What you should do: Repeat the records below exactly, leaving out any pictures.

[Data extracted from a collection]
↓↓↓

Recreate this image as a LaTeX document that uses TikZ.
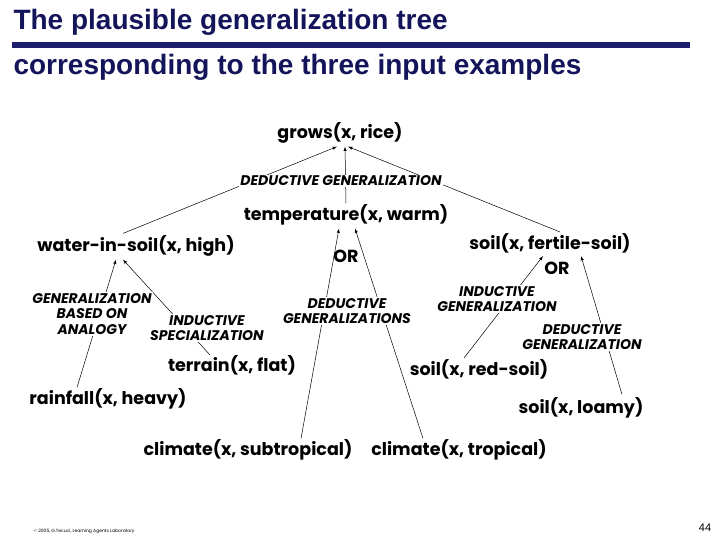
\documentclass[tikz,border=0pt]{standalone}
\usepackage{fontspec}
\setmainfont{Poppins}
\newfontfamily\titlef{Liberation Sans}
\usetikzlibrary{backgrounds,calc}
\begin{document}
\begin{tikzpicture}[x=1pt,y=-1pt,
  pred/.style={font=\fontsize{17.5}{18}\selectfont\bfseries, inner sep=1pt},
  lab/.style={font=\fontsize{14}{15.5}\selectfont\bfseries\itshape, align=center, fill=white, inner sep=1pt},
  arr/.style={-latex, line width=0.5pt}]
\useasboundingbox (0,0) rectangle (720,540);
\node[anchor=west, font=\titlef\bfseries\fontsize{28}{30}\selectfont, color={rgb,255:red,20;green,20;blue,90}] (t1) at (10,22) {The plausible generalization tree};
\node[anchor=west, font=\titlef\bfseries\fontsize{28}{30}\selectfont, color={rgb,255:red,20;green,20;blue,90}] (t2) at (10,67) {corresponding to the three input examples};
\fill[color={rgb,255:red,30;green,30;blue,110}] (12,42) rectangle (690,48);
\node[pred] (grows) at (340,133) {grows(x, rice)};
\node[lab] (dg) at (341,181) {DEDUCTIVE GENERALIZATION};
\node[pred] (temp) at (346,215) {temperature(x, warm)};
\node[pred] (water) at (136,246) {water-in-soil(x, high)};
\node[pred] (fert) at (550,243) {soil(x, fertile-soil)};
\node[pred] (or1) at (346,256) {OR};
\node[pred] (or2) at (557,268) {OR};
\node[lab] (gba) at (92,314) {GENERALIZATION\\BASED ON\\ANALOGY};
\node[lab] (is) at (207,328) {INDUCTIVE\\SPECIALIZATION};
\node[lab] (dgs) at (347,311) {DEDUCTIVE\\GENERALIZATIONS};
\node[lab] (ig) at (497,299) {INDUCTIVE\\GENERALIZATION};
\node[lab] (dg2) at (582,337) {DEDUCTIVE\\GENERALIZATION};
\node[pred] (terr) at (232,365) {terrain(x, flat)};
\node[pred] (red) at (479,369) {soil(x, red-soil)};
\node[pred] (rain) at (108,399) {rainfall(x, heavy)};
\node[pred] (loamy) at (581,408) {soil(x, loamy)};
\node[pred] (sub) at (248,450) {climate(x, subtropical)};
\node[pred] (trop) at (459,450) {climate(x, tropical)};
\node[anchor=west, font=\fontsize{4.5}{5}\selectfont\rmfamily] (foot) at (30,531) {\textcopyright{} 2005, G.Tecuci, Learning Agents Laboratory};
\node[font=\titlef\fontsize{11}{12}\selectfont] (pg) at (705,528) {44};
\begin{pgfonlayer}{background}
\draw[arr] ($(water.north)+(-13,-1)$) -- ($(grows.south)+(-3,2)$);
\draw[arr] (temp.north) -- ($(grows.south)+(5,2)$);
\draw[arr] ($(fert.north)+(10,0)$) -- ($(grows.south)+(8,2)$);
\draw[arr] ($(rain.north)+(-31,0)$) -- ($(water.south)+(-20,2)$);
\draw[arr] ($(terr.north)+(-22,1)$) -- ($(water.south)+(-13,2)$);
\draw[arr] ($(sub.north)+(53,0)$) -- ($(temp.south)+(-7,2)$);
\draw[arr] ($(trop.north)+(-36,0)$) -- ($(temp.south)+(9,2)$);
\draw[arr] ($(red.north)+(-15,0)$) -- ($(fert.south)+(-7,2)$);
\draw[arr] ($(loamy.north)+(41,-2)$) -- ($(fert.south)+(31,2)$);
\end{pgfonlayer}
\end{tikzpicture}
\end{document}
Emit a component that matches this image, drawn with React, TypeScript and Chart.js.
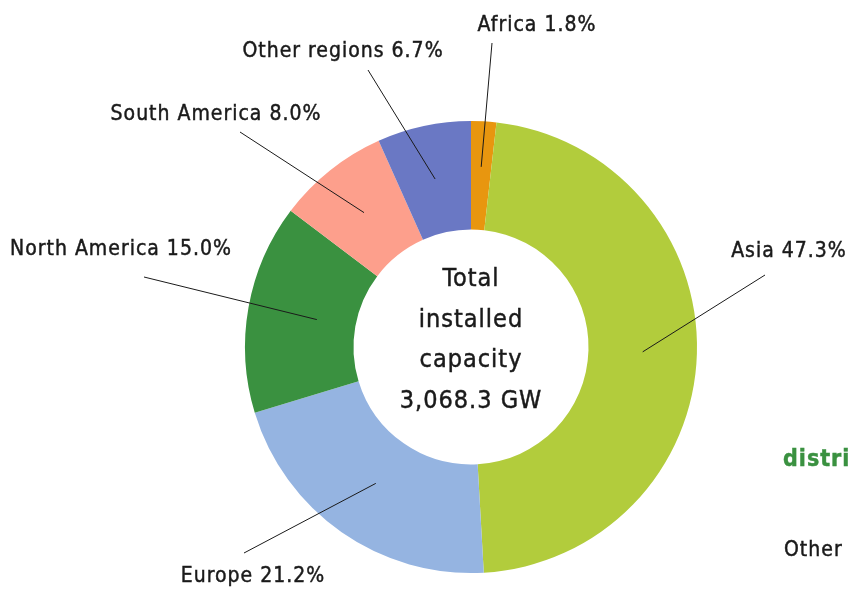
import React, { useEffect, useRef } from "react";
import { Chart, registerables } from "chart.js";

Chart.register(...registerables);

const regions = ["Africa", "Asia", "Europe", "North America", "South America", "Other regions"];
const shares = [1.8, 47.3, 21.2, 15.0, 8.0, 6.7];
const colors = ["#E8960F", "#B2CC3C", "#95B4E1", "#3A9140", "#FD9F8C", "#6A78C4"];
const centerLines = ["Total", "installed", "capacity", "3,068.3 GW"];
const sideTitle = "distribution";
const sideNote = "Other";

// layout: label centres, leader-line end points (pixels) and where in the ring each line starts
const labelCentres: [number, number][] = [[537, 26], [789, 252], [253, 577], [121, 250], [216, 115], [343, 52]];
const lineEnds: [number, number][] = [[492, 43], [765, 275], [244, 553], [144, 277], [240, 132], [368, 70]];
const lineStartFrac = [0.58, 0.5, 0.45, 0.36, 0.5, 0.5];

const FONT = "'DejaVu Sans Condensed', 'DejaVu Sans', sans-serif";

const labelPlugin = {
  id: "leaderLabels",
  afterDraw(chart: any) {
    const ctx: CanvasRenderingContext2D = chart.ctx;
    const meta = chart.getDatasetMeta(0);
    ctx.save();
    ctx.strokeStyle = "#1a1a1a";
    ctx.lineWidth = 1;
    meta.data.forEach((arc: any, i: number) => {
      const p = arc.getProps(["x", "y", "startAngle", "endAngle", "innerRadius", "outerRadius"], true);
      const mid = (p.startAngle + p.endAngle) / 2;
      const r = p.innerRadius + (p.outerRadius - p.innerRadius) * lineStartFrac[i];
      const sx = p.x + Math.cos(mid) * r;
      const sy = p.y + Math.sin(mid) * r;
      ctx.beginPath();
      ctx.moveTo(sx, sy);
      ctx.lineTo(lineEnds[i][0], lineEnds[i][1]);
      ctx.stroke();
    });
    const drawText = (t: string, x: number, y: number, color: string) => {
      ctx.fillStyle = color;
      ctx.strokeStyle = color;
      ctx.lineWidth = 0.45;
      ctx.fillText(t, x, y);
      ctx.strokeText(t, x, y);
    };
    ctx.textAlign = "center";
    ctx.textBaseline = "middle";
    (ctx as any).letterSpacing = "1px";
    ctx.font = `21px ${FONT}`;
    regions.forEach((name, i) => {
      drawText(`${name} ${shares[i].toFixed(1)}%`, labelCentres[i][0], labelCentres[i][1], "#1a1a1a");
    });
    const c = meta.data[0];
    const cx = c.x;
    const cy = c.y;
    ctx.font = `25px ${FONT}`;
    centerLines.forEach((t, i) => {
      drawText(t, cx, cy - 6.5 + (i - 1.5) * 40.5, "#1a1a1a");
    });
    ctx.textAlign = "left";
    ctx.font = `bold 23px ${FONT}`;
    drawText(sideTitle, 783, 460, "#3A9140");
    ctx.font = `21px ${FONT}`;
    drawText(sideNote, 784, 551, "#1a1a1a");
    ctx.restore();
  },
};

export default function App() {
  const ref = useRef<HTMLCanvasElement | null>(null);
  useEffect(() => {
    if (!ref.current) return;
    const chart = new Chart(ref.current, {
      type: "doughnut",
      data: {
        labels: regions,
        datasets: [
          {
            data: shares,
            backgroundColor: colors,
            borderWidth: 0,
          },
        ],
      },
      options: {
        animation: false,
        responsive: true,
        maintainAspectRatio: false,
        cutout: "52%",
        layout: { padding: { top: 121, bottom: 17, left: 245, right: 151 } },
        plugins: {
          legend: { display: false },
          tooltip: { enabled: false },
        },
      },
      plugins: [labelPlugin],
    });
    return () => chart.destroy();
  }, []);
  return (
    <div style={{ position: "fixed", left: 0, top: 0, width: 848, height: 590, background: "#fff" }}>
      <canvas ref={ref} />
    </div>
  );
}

↑↑↑

Output below:
Recreate this image as a LaTeX document that uses TikZ.
\documentclass[tikz,border=0pt]{standalone}
\usepackage{fontspec}
\setmainfont{Poppins}
\newfontfamily\titlef{Liberation Sans}
\usetikzlibrary{backgrounds,calc}
\begin{document}
\begin{tikzpicture}[x=1pt,y=-1pt,
  pred/.style={font=\fontsize{17.5}{18}\selectfont\bfseries, inner sep=1pt},
  lab/.style={font=\fontsize{14}{15.5}\selectfont\bfseries\itshape, align=center, fill=white, inner sep=1pt},
  arr/.style={-latex, line width=0.5pt}]
\useasboundingbox (0,0) rectangle (720,540);
\node[anchor=west, font=\titlef\bfseries\fontsize{28}{30}\selectfont, color={rgb,255:red,20;green,20;blue,90}] (t1) at (10,22) {The plausible generalization tree};
\node[anchor=west, font=\titlef\bfseries\fontsize{28}{30}\selectfont, color={rgb,255:red,20;green,20;blue,90}] (t2) at (10,67) {corresponding to the three input examples};
\fill[color={rgb,255:red,30;green,30;blue,110}] (12,42) rectangle (690,48);
\node[pred] (grows) at (340,133) {grows(x, rice)};
\node[lab] (dg) at (341,181) {DEDUCTIVE GENERALIZATION};
\node[pred] (temp) at (346,215) {temperature(x, warm)};
\node[pred] (water) at (136,246) {water-in-soil(x, high)};
\node[pred] (fert) at (550,243) {soil(x, fertile-soil)};
\node[pred] (or1) at (346,256) {OR};
\node[pred] (or2) at (557,268) {OR};
\node[lab] (gba) at (92,314) {GENERALIZATION\\BASED ON\\ANALOGY};
\node[lab] (is) at (207,328) {INDUCTIVE\\SPECIALIZATION};
\node[lab] (dgs) at (347,311) {DEDUCTIVE\\GENERALIZATIONS};
\node[lab] (ig) at (497,299) {INDUCTIVE\\GENERALIZATION};
\node[lab] (dg2) at (582,337) {DEDUCTIVE\\GENERALIZATION};
\node[pred] (terr) at (232,365) {terrain(x, flat)};
\node[pred] (red) at (479,369) {soil(x, red-soil)};
\node[pred] (rain) at (108,399) {rainfall(x, heavy)};
\node[pred] (loamy) at (581,408) {soil(x, loamy)};
\node[pred] (sub) at (248,450) {climate(x, subtropical)};
\node[pred] (trop) at (459,450) {climate(x, tropical)};
\node[anchor=west, font=\fontsize{4.5}{5}\selectfont\rmfamily] (foot) at (30,531) {\textcopyright{} 2005, G.Tecuci, Learning Agents Laboratory};
\node[font=\titlef\fontsize{11}{12}\selectfont] (pg) at (705,528) {44};
\begin{pgfonlayer}{background}
\draw[arr] ($(water.north)+(-13,-1)$) -- ($(grows.south)+(-3,2)$);
\draw[arr] (temp.north) -- ($(grows.south)+(5,2)$);
\draw[arr] ($(fert.north)+(10,0)$) -- ($(grows.south)+(8,2)$);
\draw[arr] ($(rain.north)+(-31,0)$) -- ($(water.south)+(-20,2)$);
\draw[arr] ($(terr.north)+(-22,1)$) -- ($(water.south)+(-13,2)$);
\draw[arr] ($(sub.north)+(53,0)$) -- ($(temp.south)+(-7,2)$);
\draw[arr] ($(trop.north)+(-36,0)$) -- ($(temp.south)+(9,2)$);
\draw[arr] ($(red.north)+(-15,0)$) -- ($(fert.south)+(-7,2)$);
\draw[arr] ($(loamy.north)+(41,-2)$) -- ($(fert.south)+(31,2)$);
\end{pgfonlayer}
\end{tikzpicture}
\end{document}
Emit a component that matches this image, drawn with React, TypeScript and Chart.js.
import React, { useEffect, useRef } from "react";
import { Chart, registerables } from "chart.js";

Chart.register(...registerables);

const regions = ["Africa", "Asia", "Europe", "North America", "South America", "Other regions"];
const shares = [1.8, 47.3, 21.2, 15.0, 8.0, 6.7];
const colors = ["#E8960F", "#B2CC3C", "#95B4E1", "#3A9140", "#FD9F8C", "#6A78C4"];
const centerLines = ["Total", "installed", "capacity", "3,068.3 GW"];
const sideTitle = "distribution";
const sideNote = "Other";

// layout: label centres, leader-line end points (pixels) and where in the ring each line starts
const labelCentres: [number, number][] = [[537, 26], [789, 252], [253, 577], [121, 250], [216, 115], [343, 52]];
const lineEnds: [number, number][] = [[492, 43], [765, 275], [244, 553], [144, 277], [240, 132], [368, 70]];
const lineStartFrac = [0.58, 0.5, 0.45, 0.36, 0.5, 0.5];

const FONT = "'DejaVu Sans Condensed', 'DejaVu Sans', sans-serif";

const labelPlugin = {
  id: "leaderLabels",
  afterDraw(chart: any) {
    const ctx: CanvasRenderingContext2D = chart.ctx;
    const meta = chart.getDatasetMeta(0);
    ctx.save();
    ctx.strokeStyle = "#1a1a1a";
    ctx.lineWidth = 1;
    meta.data.forEach((arc: any, i: number) => {
      const p = arc.getProps(["x", "y", "startAngle", "endAngle", "innerRadius", "outerRadius"], true);
      const mid = (p.startAngle + p.endAngle) / 2;
      const r = p.innerRadius + (p.outerRadius - p.innerRadius) * lineStartFrac[i];
      const sx = p.x + Math.cos(mid) * r;
      const sy = p.y + Math.sin(mid) * r;
      ctx.beginPath();
      ctx.moveTo(sx, sy);
      ctx.lineTo(lineEnds[i][0], lineEnds[i][1]);
      ctx.stroke();
    });
    const drawText = (t: string, x: number, y: number, color: string) => {
      ctx.fillStyle = color;
      ctx.strokeStyle = color;
      ctx.lineWidth = 0.45;
      ctx.fillText(t, x, y);
      ctx.strokeText(t, x, y);
    };
    ctx.textAlign = "center";
    ctx.textBaseline = "middle";
    (ctx as any).letterSpacing = "1px";
    ctx.font = `21px ${FONT}`;
    regions.forEach((name, i) => {
      drawText(`${name} ${shares[i].toFixed(1)}%`, labelCentres[i][0], labelCentres[i][1], "#1a1a1a");
    });
    const c = meta.data[0];
    const cx = c.x;
    const cy = c.y;
    ctx.font = `25px ${FONT}`;
    centerLines.forEach((t, i) => {
      drawText(t, cx, cy - 6.5 + (i - 1.5) * 40.5, "#1a1a1a");
    });
    ctx.textAlign = "left";
    ctx.font = `bold 23px ${FONT}`;
    drawText(sideTitle, 783, 460, "#3A9140");
    ctx.font = `21px ${FONT}`;
    drawText(sideNote, 784, 551, "#1a1a1a");
    ctx.restore();
  },
};

export default function App() {
  const ref = useRef<HTMLCanvasElement | null>(null);
  useEffect(() => {
    if (!ref.current) return;
    const chart = new Chart(ref.current, {
      type: "doughnut",
      data: {
        labels: regions,
        datasets: [
          {
            data: shares,
            backgroundColor: colors,
            borderWidth: 0,
          },
        ],
      },
      options: {
        animation: false,
        responsive: true,
        maintainAspectRatio: false,
        cutout: "52%",
        layout: { padding: { top: 121, bottom: 17, left: 245, right: 151 } },
        plugins: {
          legend: { display: false },
          tooltip: { enabled: false },
        },
      },
      plugins: [labelPlugin],
    });
    return () => chart.destroy();
  }, []);
  return (
    <div style={{ position: "fixed", left: 0, top: 0, width: 848, height: 590, background: "#fff" }}>
      <canvas ref={ref} />
    </div>
  );
}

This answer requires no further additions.